Im gegenständlichen Fall bezog sich die Prüfung allerdings nur auf die Summe, nicht auch auf die Zusammensetzung der Abgabenbeträge. Entsprechend kann von einer Prüfung der ordnungsgemäßen Wahrnehmung des delegierten Aufgabenbereichs nicht die Rede sein. Der Ansicht des BFG, dass die Ungereimtheiten aufgrund des geringen Betrags pro Monat nicht auffallen hätten können, liegen keine Feststellungen zu Grunde. Ob eine stichprobenartige Überprüfung den Schaden vermeiden hätte können (vgl dazu VwGH 2. 8. 1995, 93/13/0278, unter Hinweis auf VwGH 20. 12. 1982, 3092/80; vgl weiters VwGH 19. 12. 2002, 2002/15/0152; 20. 9. 2006, 2001/14/0202), kann somit nicht überprüft werden.
Conclusio
Im Ergebnis hat der VwGH – im Gegensatz zum BFG – die Auswahl einer Lohnverrechnerin und die Überprüfung der Gesamtsumme der monatlichen Abgaben durch den Geschäftsführer als nicht ausreichend erachtet, um eine Haftungsbefreiung zu erwirken. Spannend ist hierbei, dass das BFG eine Revision für unzulässig erklärt hat, weil es nach eigener Ansicht der stRsp des VwGH gefolgt ist: Wie sich nach dieser VwGH-Entscheidung zeigt, war das eindeutig nicht der Fall. Weder hat das BFG zumutbare Überwachungsmaßnahmen berücksichtigt (vgl VwGH 19. 4. 1988, 85/14/0055; vgl auch – betreffend Finanzvergehen - zB VwGH 17. 1. 1984, 83/14/0152) noch den Umstand, dass die Überwachungspflicht auch dann besteht, wenn es bisher noch zu keiner Fehlleistung gekommen ist (vgl VwGH 19. 6. 1999, 99/14/0128; 21. 10. 2003, 2001/14/0099, mwN).
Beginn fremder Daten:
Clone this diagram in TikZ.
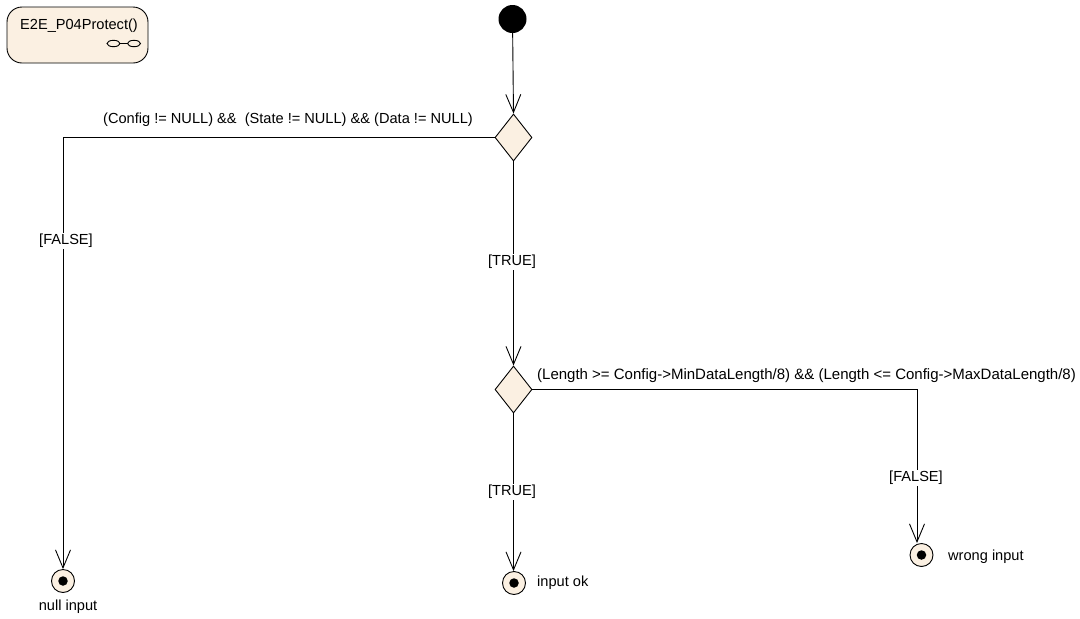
\documentclass[tikz,border=0pt]{standalone}
\usepackage{fontspec}
\setmainfont{Liberation Sans}
\usetikzlibrary{shapes.geometric,arrows.meta}
\definecolor{beige}{HTML}{FBF0E2}
\tikzset{
  lbl/.style={font=\fontsize{14.6}{17}\selectfont, inner sep=1pt},
  guard/.style={lbl, fill=white},
  dec/.style={diamond, draw, fill=beige, minimum width=37pt, minimum height=47pt, inner sep=0pt, line width=0.9pt},
  fin/.style={circle, draw, fill=beige, minimum size=23pt, inner sep=0pt, line width=0.9pt},
  dot/.style={circle, fill=black, minimum size=9.5pt, inner sep=0pt},
  flow/.style={line width=0.9pt, -{Straight Barb[length=18pt,width=15pt,line width=0.9pt]}},
}
\begin{document}
\begin{tikzpicture}[x=1pt,y=-1pt]
\useasboundingbox (0,0) rectangle (1080,619);
% state box
\node[draw, fill=beige, rounded corners=15pt, line width=0.9pt, minimum width=141pt, minimum height=56pt, inner sep=0pt] (act) at (77.5,35) {};
\node[lbl] (actname) at (79,26) {E2E\_P04Protect()};
\draw[line width=0.9pt] (113.5,43.5) ellipse (6.5pt and 3.2pt);
\draw[line width=0.9pt] (134,43.5) ellipse (6.5pt and 3.2pt);
\draw[line width=0.9pt] (120,43.5) -- (127.5,43.5);
% initial
\node[circle, fill=black, minimum size=28pt, inner sep=0pt] (init) at (512.5,19) {};
% decisions
\node[dec] (d1) at (513.5,137.5) {};
\node[dec] (d2) at (513.5,389.5) {};
% finals
\node[fin] (f1) at (63,581) {};
\node[dot] (f1c) at (f1) {};
\node[fin] (f2) at (514,583) {};
\node[dot] (f2c) at (f2) {};
\node[fin] (f3) at (921.5,555) {};
\node[dot] (f3c) at (f3) {};
% flows
\draw[flow] (init) -- (d1.north);
\draw[flow] (d1.west) -| (f1.north);
\draw[flow] (d1.south) -- (d2.north);
\draw[flow] (d2.south) -- (d2.south |- f2.north);
\draw[flow] (d2.east) -| ([xshift=-4.5pt]f3.north);
% labels
\node[lbl] (c1) at (288,120) {(Config != NULL) \&\&\ \ (State != NULL) \&\& (Data != NULL)};
\node[guard] (g1) at (66,241) {[FALSE]};
\node[guard] (g2) at (512,262) {[TRUE]};
\node[lbl, anchor=west, font=\fontsize{15}{17}\selectfont] (c2) at (536,376) {(Length >= Config->MinDataLength/8) \&\& (Length <= Config->MaxDataLength/8)};
\node[guard] (g3) at (512,492) {[TRUE]};
\node[guard] (g4) at (916,478) {[FALSE]};
\node[lbl] (n1) at (68,607) {null input};
\node[lbl, anchor=west] (n2) at (536,583) {input ok};
\node[lbl, anchor=west] (n3) at (947,557) {wrong input};
\end{tikzpicture}
\end{document}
Insgesamt ähnelt die Vertreterhaftung nach § 6a KommStG stark derjenigen des § 9 BAO, geht in manchen Bereichen allerdings darüber hinaus (Bieber/Pinetz in Bergmann/Pinetz/Spies, Kommunalsteuergesetz [2024], § 6a [in Druck]). Damit bedarf es auch hier Kontrollen des Personals in regelmäßigen Abständen (VwGH 16. 9. 2003, 2000/14/0106 mwN). Der beinahe idente Wortlaut des § 6a WDGAG lässt darauf schließen, dass hier ähnliches gelten muss. Bereits im Jahr 1988 (VwGH 19. 4. 1988, 85/14/0055) hat der VwGH festgehalten, dass die innerbetriebliche Organisation in geeigneter Weise – etwa durch Stichproben oder elektronische Datenverarbeitungsanlagen – zu überprüfen ist, widrigenfalls die Vertreterhaftung greift. Dass im gegenständlichen Fall aufgrund der lediglichen Überprüfung der Summe der Abgaben ebenjene Überprüfung nicht ausreichend stattgefunden hat, leuchtet daher ein.